- _SET EXERCISE_
All lines in which the word "with" occurs are to be extracted.

- _DATA_

########################################

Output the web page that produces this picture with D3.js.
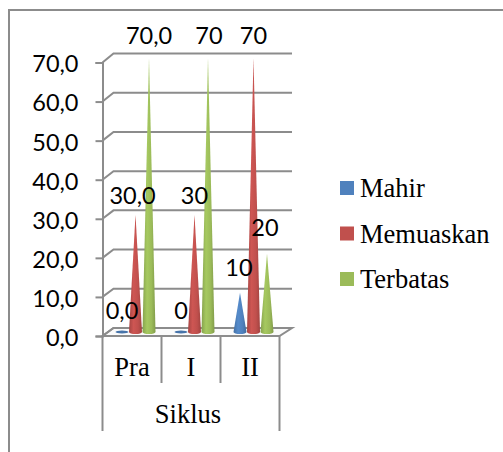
<!DOCTYPE html>
<html>
<head>
<meta charset="utf-8">
<script src="https://cdn.jsdelivr.net/npm/d3@7"></script>
<style>
  html, body { margin: 0; padding: 0; background: #fff; overflow: hidden; }
  .num { font-family: Lato, sans-serif; font-size: 23.5px; fill: #000; }
  .serif { font-family: "Liberation Serif", serif; font-size: 26.5px; fill: #000; }
</style>
</head>
<body>
<svg id="chart" width="503" height="452"></svg>
<script>
const categories = ["Pra", "I", "II"];
const groupLabel = "Siklus";
const seriesNames = ["Mahir", "Memuaskan", "Terbatas"];
const seriesColors = ["#4F81BD", "#C0504D", "#9BBB59"];
const mahir = [0, 0, 10];
const memuaskan = [30, 30, 70];
const terbatas = [70, 70, 20];
const mahirLabels = ["0,0", "0", "10"];
const memuaskanLabels = ["30,0", "30", "70"];
const terbatasLabels = ["70,0", "70", "20"];
const yTicks = [0, 10, 20, 30, 40, 50, 60, 70];
const yTickLabels = ["0,0", "10,0", "20,0", "30,0", "40,0", "50,0", "60,0", "70,0"];

const seriesValues = [mahir, memuaskan, terbatas];
const seriesLabels = [mahirLabels, memuaskanLabels, terbatasLabels];

const svg = d3.select("#chart");
const grey = "#8c8c8c";

// outer frame, only top and left sides are in the picture
svg.append("path")
    .attr("d", "M503,10H9V452")
    .attr("fill", "none")
    .attr("stroke", grey)
    .attr("stroke-width", 2);

// scales: front of the box, back wall, cones
const yFront = d3.scaleLinear().domain([0, 70]).range([336, 62.5]);
const yBack = d3.scaleLinear().domain([0, 70]).range([328, 53.5]);
const yCone = d3.scaleLinear().domain([0, 70]).range([332, 58]);
const xCat = d3.scaleBand().domain(categories).range([102.5, 279.5]);
const xSeries = d3.scalePoint().domain(seriesNames).range([-13.5, 13.5]);

const depth = 11;
const backLeft = xCat.range()[0] + depth;
const backRight = xCat.range()[1] + 12.5;

// floor
svg.append("path")
    .attr("d", `M${xCat.range()[0]},${yFront(0)}L${backLeft},${yBack(0)}H${backRight}L${xCat.range()[1]},${yFront(0)}Z`)
    .attr("fill", "#fbfbfb")
    .attr("stroke", grey)
    .attr("stroke-width", 2);

// back wall grid and the slanted bits on the side wall
const grid = svg.append("g").attr("fill", "none").attr("stroke", grey).attr("stroke-width", 2);
grid.selectAll("path.grid")
    .data(yTicks)
    .enter()
    .append("path")
    .attr("class", "grid")
    .attr("d", d => `M${xCat.range()[0]},${yFront(d)}L${backLeft},${yBack(d)}H${backRight}`);

// y axis with tick marks
const yAxis = d3.axisLeft(yFront)
    .tickValues(yTicks)
    .tickFormat((d, i) => yTickLabels[i])
    .tickSize(7)
    .tickPadding(17);
const yAxisG = svg.append("g")
    .attr("transform", `translate(${xCat.range()[0]},0)`)
    .call(yAxis);
yAxisG.selectAll("path.domain, line").attr("stroke", grey).attr("stroke-width", 2);
yAxisG.selectAll("text")
    .attr("class", "num")
    .attr("dy", "0.4em");
yAxisG.attr("font-family", null).attr("font-size", null);

// front floor line and category separators
svg.append("line")
    .attr("x1", xCat.range()[0]).attr("x2", xCat.range()[1])
    .attr("y1", yFront(0)).attr("y2", yFront(0))
    .attr("stroke", grey).attr("stroke-width", 2);
const sepX = categories.map(c => xCat(c)).concat([xCat.range()[1]]);
svg.selectAll("line.sep")
    .data(sepX)
    .enter()
    .append("line")
    .attr("class", "sep")
    .attr("x1", d => d).attr("x2", d => d)
    .attr("y1", yFront(0))
    .attr("y2", (d, i) => (i === 0 || i === sepX.length - 1) ? 431 : 383)
    .attr("stroke", grey)
    .attr("stroke-width", 2);

// category labels
svg.selectAll("text.cat")
    .data(categories)
    .enter()
    .append("text")
    .attr("class", "serif")
    .attr("x", d => xCat(d) + xCat.bandwidth() / 2)
    .attr("y", 376)
    .attr("text-anchor", "middle")
    .text(d => d);
svg.append("text")
    .attr("class", "serif")
    .attr("x", (xCat.range()[0] + xCat.range()[1]) / 2 - 3)
    .attr("y", 423)
    .attr("text-anchor", "middle")
    .text(groupLabel);

// gradients for the cones, dark at the edges and light in the middle
const defs = svg.append("defs");
seriesColors.forEach((color, i) => {
    const grad = defs.append("linearGradient").attr("id", "cone" + i);
    const c = d3.color(color);
    grad.append("stop").attr("offset", "0%").attr("stop-color", c.darker(0.4));
    grad.append("stop").attr("offset", "35%").attr("stop-color", c.brighter(0.2));
    grad.append("stop").attr("offset", "70%").attr("stop-color", c);
    grad.append("stop").attr("offset", "100%").attr("stop-color", c.darker(0.5));
});

const halfWidth = 6.5;
const baseRy = 2;

// cones
categories.forEach((cat, ci) => {
    const cx0 = xCat(cat) + xCat.bandwidth() / 2 + 3.5;
    seriesNames.forEach((name, si) => {
        const v = seriesValues[si][ci];
        const cx = cx0 + xSeries(name);
        const base = yCone(0);
        if (v === 0) {
            svg.append("ellipse")
                .attr("cx", cx).attr("cy", base)
                .attr("rx", halfWidth).attr("ry", 1.5)
                .attr("fill", d3.color(seriesColors[si]).darker(0.3));
        } else {
            svg.append("path")
                .attr("d", `M${cx - halfWidth},${base}L${cx},${yCone(v)}L${cx + halfWidth},${base}A${halfWidth},${baseRy} 0 0 1 ${cx - halfWidth},${base}Z`)
                .attr("fill", `url(#cone${si})`);
        }
    });
});

// data labels on top of everything, a few were moved by hand in the original
const labelShiftX = [[0, 0, -1], [-3, 0, 0], [0, 1, -2]];
const labelShiftY = [[2, 2, -2], [4, 4, 1], [1, 1, -3]];
categories.forEach((cat, ci) => {
    const cx0 = xCat(cat) + xCat.bandwidth() / 2 + 3.5;
    seriesNames.forEach((name, si) => {
        svg.append("text")
            .attr("class", "num")
            .attr("x", cx0 + xSeries(name) + labelShiftX[si][ci])
            .attr("y", yCone(seriesValues[si][ci]) - 15 + labelShiftY[si][ci])
            .attr("text-anchor", "middle")
            .text(seriesLabels[si][ci]);
    });
});

// legend
const yLegend = d3.scalePoint().domain(seriesNames).range([188, 279]);
const legend = svg.selectAll("g.legend")
    .data(seriesNames)
    .enter()
    .append("g")
    .attr("class", "legend")
    .attr("transform", d => `translate(340,${yLegend(d)})`);
legend.append("rect")
    .attr("y", -7).attr("width", 14).attr("height", 14)
    .attr("fill", (d, i) => seriesColors[i]);
legend.append("text")
    .attr("class", "serif")
    .attr("x", 20)
    .attr("y", 9)
    .text(d => d);
</script>
</body>
</html>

########################################

- _ANSWER TO THE PROBLEM_
Output the web page that produces this picture with D3.js.
// y axis with tick marks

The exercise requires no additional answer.